Is the size of the mortgage you need too high, given the property’s appraised value? If similar houses in the neighborhood have sold at prices comparable to yours, maybe the appraiser undervalued the property. Suggest that the lender re-examine the appraisal. You also have the right to receive a copy of the appraisal if you have paid for it.
Is the lender doubtful–because of your level of debt or credit history–about your ability to make the monthly payment? Ask how your debt ratios compare to the lender’s standards. If there were special circumstances surrounding old credit problems, ask for a chance to explain.
Understanding Your Rights to Fair Lending
Federal law protects every homebuyer looking for a mortgage loan against discrimination on the basis of race, color, national origin, religion, sex, marital status, age, receipt of public assistance funds, familial status (having children under the age of 18), handicap, or exercising your rights under other consumer credit protection laws. Lenders may not take any of these factors into account in their dealings with you.
For instance, lenders may not discourage you because of your race or national origin from applying for a mortgage loan. Whatever your color, they must offer you the same credit terms as other applicants with similar loan requests. They may not treat your application differently because of your sex or marital status or familial status. In short, they are barred from taking into account any of the factors listed here in their dealings with applicants or with potential applicants. They should:
- Willingly give you an application and other information you need on how to apply for a loan
- Willingly discuss with you the various mortgage loans they offer and give you an idea whether you can qualify for them
- Diligently act to make a decision–without undue delay–once you provide all the information asked for (including, for example, written evidence of how much you make or how much you have in savings), and once they receive other paperwork required for processing the application (such as a property appraisal)

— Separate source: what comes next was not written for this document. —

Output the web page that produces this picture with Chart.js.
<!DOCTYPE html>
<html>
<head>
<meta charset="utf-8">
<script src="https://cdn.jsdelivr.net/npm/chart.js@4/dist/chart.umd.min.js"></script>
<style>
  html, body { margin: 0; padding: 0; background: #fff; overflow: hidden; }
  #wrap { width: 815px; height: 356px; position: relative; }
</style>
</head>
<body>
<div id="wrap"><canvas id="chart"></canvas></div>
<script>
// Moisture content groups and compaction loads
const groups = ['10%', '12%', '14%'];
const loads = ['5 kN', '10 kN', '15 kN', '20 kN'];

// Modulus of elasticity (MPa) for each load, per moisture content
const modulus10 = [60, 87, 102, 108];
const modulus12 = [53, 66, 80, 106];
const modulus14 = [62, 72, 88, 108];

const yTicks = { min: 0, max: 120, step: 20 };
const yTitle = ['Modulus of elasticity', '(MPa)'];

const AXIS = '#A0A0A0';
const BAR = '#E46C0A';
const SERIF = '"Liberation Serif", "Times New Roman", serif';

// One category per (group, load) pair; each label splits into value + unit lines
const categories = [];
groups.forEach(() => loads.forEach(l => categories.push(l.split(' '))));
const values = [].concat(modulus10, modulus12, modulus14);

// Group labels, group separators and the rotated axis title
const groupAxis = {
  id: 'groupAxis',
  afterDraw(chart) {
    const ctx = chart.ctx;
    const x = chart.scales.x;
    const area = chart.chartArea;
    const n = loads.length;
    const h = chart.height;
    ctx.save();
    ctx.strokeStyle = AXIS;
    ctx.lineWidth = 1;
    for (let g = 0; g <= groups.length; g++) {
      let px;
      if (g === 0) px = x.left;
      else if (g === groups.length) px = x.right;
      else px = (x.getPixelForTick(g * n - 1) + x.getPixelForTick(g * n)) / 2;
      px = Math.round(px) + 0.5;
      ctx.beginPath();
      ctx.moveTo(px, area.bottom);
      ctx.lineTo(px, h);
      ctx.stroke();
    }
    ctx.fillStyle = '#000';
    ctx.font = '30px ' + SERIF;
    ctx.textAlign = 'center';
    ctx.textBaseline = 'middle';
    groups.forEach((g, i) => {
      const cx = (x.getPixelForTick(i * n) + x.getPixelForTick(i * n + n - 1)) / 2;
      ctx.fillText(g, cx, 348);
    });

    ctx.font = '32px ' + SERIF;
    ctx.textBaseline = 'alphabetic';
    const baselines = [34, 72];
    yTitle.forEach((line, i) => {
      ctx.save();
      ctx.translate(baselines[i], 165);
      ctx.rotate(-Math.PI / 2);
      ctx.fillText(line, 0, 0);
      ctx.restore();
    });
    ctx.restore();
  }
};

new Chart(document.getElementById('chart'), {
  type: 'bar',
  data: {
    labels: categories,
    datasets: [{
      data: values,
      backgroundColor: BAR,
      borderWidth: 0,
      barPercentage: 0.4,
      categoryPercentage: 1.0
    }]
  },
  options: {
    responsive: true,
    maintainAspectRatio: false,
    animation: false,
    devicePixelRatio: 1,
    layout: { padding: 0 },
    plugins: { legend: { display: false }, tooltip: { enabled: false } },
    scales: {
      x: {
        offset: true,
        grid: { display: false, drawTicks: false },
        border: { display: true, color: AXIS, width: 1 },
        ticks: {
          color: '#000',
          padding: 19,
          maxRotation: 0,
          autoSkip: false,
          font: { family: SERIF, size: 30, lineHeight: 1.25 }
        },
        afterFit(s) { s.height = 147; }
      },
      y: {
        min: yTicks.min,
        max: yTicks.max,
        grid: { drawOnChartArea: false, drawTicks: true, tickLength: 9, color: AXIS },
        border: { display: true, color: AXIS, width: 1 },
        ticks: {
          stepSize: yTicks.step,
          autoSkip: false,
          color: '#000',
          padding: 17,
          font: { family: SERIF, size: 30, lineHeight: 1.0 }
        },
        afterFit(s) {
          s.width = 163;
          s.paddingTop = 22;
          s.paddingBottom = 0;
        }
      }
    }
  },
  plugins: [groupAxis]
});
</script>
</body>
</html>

- Not be influenced by the racial or ethnic composition of the neighborhood where the home you want to buy is located.
If you apply for a mortgage and are turned down, remember that not all institutions have the same lending standards. Shop around for another lender. But if the way you were treated suggests the possibility of unlawful discrimination, you might talk to:
Private fair housing groups
Often these groups can walk you through the mortgage process. They can also help you understand whether your experience suggests that the lender is discriminating unlawfully, and can help you decide whether to file a complaint.
Human rights agencies
These are government agencies set up by a city, county, or state government to deal with discrimination.
They can advise you whether the treatment you received gives you legal grounds for bringing a lawsuit against the lender. They can tell you about monetary damages and other types of relief available to individuals who can prove that illegal discrimination occurred.
Federal or state enforcement agencies
They can check the activities of mortgage lenders to make sure they complied with the laws against lending discrimination. When you write, include your name and address; name and address of the lending institution you are complaining about; address of the house involved; and a short description and the date of the alleged violation.
The Fair Housing Act prohibits discrimination in housing sales or loans on the basis of race, religion, color, national origin, sex, familial status (having children under the age of 18), or handicap.
The Equal Credit Opportunity Act prohibits discrimination in any aspect of a credit transaction on the basis of race, religion, age, color, national origin, receipt of public assistance funds, sex, marital status, or the exercise of any right under the Consumer Credit Protection Act.